The potency of one’s god(s) is often thought of in direct proportion to the potency of the sacrifices those gods receive from their worshippers. A god that gets a thousand human sacrifices offered up to it - or for whom a thousand followers are willing to martyr themselves for - just seems more serious, and more significant, than a god to whom are offered (say) flowers.

To my mind, the story of Issac is, in effect, answering the question “why, if our (Hebrew) god is so all-powerful, is he not asking us to make the sort of extreme sacrifices our Moloch-worshipping enemies make? Is he not even more mighty and awe-inspiring, literally awe-full, than Moloch?” To which the answer is "well, he asked our founder to make that sacrifice, but then had mercy on us all and said animal sacrifices are ‘just as good’ ".

The ‘Lot’s wife into a pillar of salt’ story is a landscape origin myth like cultures have everywhere in the world.

Can you summarize in text?

No, a scapegoat is something different. A scapegoat is a goat they would load down with all their blame and such, then set loose into the wilderness and drive out of the town, thus driving away all the negativity. Sacrifices aren’t meant to be bad things, they’re supposed to be good things to show honor to God.
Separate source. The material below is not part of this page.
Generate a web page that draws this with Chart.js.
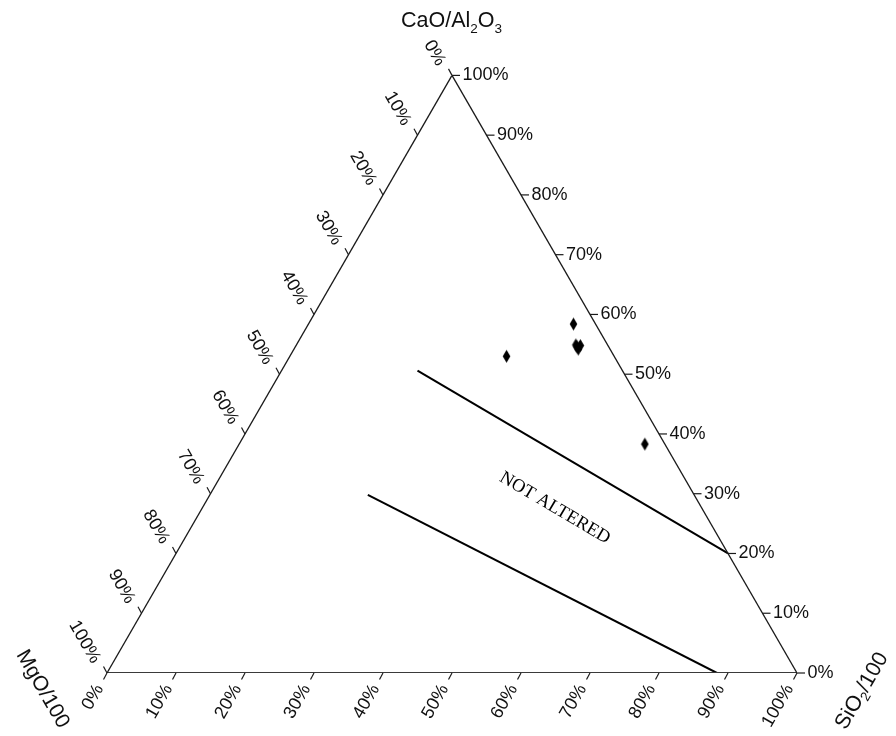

Historically it was about child sacrifice. Inside of Judaism, it is about obeying God and having things turn out okay.
As for foreshadowing, if you look at a large enough set of writings after an event, you will always be about to pick out something supposed to predict the event. However there are many Messianic prophecies, and they all involve the Messiah becoming king and freeing his people - not getting killed before he even gets started.
The classic examples, already mentioned here, are the virgin birth, which comes from a misreading by the author of Matthew, and the trip to Bethlehem, which comes from the requirement that the Messiah be born in David’s city (and be descended from David which legitimizes him as a king.) Jesus inconveniently was born in the wrong place. The Nativity story is just about as plausible as Obama being born in Kenya.